The other day I had a thought-provoking conversation with my son. He had been climbing a particularly high rope ladder, which led into a rope tunnel, which ran over a river. He came dashing back over to me, looking a bit uncertain and worried and relayed to me how scared he had been doing this activity.
He told me that he had been so worried because the rope was swinging and he thought what if it swung too far and he fell off. He then said he got into the rope tunnel but was worried as he thought maybe the ropes could be loose and then what if he fell through and then he’d fall into the river, and he would bang his head which would make him ‘unconscience’ (he meant unconscious if you couldn’t tell!) and then he would drown.
He was clearly a bit shaken by something that had happened on his tour of the rope tunnel, and so I put my arms around him and pulled him on to my lap. And as the blood supply to my toes began to cut off (he’s a tall, pure muscle, rock of a boy), I told him that I was so so sorry that he had felt scared, and that he had felt he was in danger. And I held him.

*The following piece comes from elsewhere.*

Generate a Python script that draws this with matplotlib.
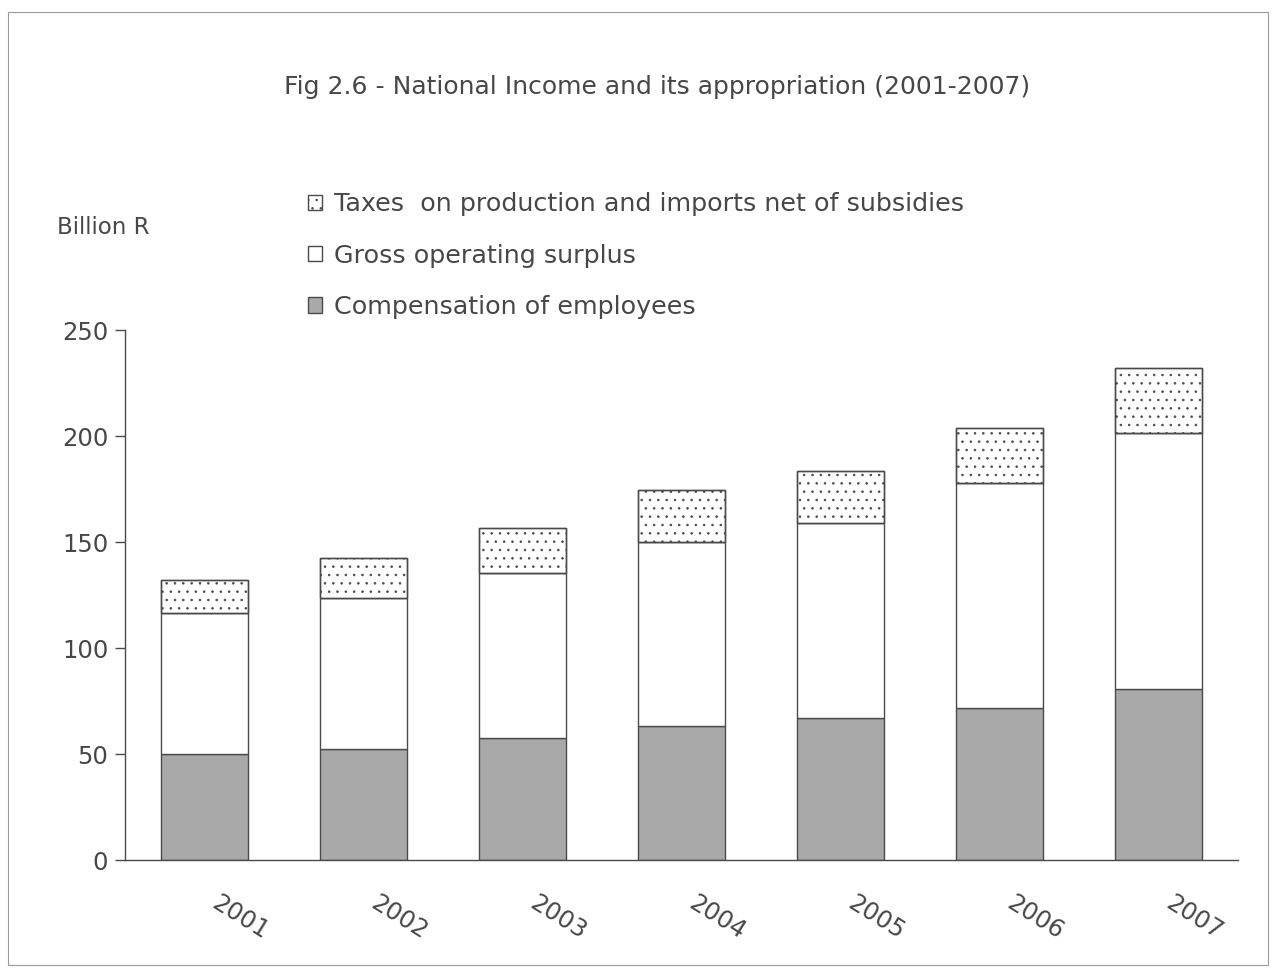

And then, as I began to get the unmistakable feeling of pins and needles in my poor little feet, I said to him, “that was quite a lot of what ifs’. He looked puzzled. So I explained. I explained that he had used a lot of his energy and his brain thinking about things that hadn’t happened, and may in fact not even happen at all. That he had planned a whole disaster around ‘what ifs’. I watched him as he thought about. I could see he was thinking through the logic of this. And then he grinned at me, in the beautiful, cheeky “oh mum” kind of way that he has, and he simply said “yeah, I guess so” and jumped off my lap and ran off to play some more.
As I sat there watching him swinging in the rope tunnel a few minutes later, laughing with his brother, I realised that I also spend a lot of my energy contemplating ‘what ifs’.
What if I sleep past my alarm tomorrow.
What if I forget to buy bread and milk on my way home.
What if that person thought what I said was stupid.
What if I’ve made a mistake with this choice I’ve just made.
So many times a day the what ifs roll around in my head. And coming, right on the back of them, if I am not paying conscious attention to them, comes the worry and the anxiety and the confusion.
How about you? How frequently are you entertaining ‘what if’ in your thoughts? And are you sending him packing, with a door slammed firmly behind him? Or are you rolling out the red carpet and preparing the guest room for him to set up residence?
If you want to see change in your life, in your circumstances whatever they may be, a good place to start is by looking at the impact of what ifs in your thought life.
Don’t waste todays energy worrying about the ‘what ifs’ of tomorrow.